Investors have shied away from buying stocks this year, mainly because of fears over sharp policy tightening by the US Federal Reserve and other central banks around the world amid an environment of high inflation and low growth. Given that the Fed is yet to tilt to a more dovish, low-yielding assets like tech stocks listed on the Nasdaq and gold are likely to remain out of favor as bond yields continue to press higher.
I warned about a potential reversal last Friday. But if you don't follow the macroeconomics and fundamentals closely, just remember that the charts reflect everything known out there. The lower lows and lower highs tell you everything you need to know as a trader. Not only that, but the moving averages are also all pointing lower. Look at the Nasdaq chart below, with both the short-term 21-day exponential and long-term 200-day simple moving averages being above market with downward slopes.
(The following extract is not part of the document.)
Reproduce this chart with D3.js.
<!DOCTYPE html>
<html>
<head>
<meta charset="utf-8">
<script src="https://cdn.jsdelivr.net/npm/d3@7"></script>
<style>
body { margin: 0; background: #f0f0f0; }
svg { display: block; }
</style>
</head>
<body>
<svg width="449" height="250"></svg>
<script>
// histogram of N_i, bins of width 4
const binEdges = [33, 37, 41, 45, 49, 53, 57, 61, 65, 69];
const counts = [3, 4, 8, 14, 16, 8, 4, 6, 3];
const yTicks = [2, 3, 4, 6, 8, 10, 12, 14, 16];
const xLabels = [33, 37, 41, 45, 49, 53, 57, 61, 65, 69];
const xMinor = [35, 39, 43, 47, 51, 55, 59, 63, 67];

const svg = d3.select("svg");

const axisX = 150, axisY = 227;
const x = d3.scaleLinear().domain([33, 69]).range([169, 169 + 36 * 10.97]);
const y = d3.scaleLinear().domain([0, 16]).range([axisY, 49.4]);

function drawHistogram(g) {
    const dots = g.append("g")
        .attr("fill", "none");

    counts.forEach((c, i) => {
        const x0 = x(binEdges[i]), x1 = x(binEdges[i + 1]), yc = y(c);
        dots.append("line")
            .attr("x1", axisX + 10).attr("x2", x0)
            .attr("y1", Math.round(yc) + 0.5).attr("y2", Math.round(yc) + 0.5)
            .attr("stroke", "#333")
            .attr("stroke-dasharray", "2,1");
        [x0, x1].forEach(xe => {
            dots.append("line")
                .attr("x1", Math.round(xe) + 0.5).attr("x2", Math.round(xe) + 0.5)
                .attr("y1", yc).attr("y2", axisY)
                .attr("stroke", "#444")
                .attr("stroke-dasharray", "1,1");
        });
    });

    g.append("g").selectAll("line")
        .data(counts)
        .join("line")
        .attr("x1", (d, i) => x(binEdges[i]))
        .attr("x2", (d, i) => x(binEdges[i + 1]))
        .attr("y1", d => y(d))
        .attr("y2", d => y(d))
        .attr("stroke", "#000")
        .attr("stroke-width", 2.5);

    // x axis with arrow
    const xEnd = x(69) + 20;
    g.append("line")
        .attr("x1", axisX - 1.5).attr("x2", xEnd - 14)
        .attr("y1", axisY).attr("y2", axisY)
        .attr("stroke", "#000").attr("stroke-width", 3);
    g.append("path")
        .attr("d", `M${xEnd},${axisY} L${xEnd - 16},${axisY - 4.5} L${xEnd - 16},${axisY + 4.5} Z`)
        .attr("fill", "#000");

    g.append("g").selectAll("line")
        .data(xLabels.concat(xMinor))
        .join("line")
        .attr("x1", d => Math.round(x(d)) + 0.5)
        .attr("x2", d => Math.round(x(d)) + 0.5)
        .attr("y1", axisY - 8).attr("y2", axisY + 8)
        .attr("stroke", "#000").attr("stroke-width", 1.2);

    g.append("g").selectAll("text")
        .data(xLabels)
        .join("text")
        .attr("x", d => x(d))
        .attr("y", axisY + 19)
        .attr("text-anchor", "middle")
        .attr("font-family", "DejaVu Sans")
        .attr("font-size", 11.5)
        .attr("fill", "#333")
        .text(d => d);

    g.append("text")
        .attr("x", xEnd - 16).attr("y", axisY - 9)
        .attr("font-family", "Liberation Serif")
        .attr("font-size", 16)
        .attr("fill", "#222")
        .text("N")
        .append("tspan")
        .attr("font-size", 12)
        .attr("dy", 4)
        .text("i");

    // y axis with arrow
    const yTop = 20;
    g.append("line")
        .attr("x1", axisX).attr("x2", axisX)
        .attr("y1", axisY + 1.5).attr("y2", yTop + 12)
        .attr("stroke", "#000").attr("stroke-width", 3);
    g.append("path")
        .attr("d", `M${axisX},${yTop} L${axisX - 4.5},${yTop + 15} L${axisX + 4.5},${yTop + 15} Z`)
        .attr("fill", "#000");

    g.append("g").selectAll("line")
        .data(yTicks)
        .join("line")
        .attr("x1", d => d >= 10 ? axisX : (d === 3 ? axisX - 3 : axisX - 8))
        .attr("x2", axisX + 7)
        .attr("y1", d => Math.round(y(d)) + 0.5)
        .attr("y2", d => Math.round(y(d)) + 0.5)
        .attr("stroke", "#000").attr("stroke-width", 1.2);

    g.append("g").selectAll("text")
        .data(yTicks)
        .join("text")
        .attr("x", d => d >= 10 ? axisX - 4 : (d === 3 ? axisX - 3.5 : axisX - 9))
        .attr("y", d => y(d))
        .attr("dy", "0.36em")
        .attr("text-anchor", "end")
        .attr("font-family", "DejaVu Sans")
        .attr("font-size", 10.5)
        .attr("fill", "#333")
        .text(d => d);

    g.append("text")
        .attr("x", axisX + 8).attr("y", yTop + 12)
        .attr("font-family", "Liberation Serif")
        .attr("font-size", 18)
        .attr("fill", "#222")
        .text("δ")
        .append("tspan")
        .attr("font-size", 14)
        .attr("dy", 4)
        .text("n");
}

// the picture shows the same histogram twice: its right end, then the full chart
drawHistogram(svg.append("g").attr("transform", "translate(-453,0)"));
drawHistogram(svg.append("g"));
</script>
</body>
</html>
Moving averages are perhaps the most objective way to tell the trend, as there is no subjectivity involved (which can be the case with drawing tools).
Previously, these averages were pointing higher, and investors used to buy the dips whenever there was one. However, the good old days of the bull market are over.
Right now, inflation is so bad around the world that people are struggling to meet ends meet. Companies are going to struggle to make the sort of sales and profits they enjoyed previously. Rising interest rates mean borrowing for expansion is also costing more. Collectively, investors know all this, which is why we are in a midst of a bear market.
So, my recommendation to traders is this: remain bearish until the charts tell you otherwise, even at these lower levels.
With the Nasdaq futures breaking back below the June low (11036), this has potentially paved the way for a fresh drop to a new yearly low in the days to come. Remember that other markets are doing a similar thing—see Chinese markets for example.
Whatever the outcome of earnings or macroeconomics, until the major indices start making higher highs and higher lows, I will continue to look for weakness and bull trap signs to emerge on short-term bounces. I just don't think that right now—with interest rates continuing to rise—is the environment for a stock market rally. Granted, we will get bounces here and there, but it will all be inside the larger bearish trend.
All that said, a move north of the most recent high at 11729 would tip the balance in bulls' favor in the short-term outlook. In the longer term, they will need to repair a lot of damage to regain control again. To be clear, my base case scenario is that we will see new lows first before any serious bullish attempts are made.
Disclaimer: The author currently does not own any of the instruments mentioned in this article.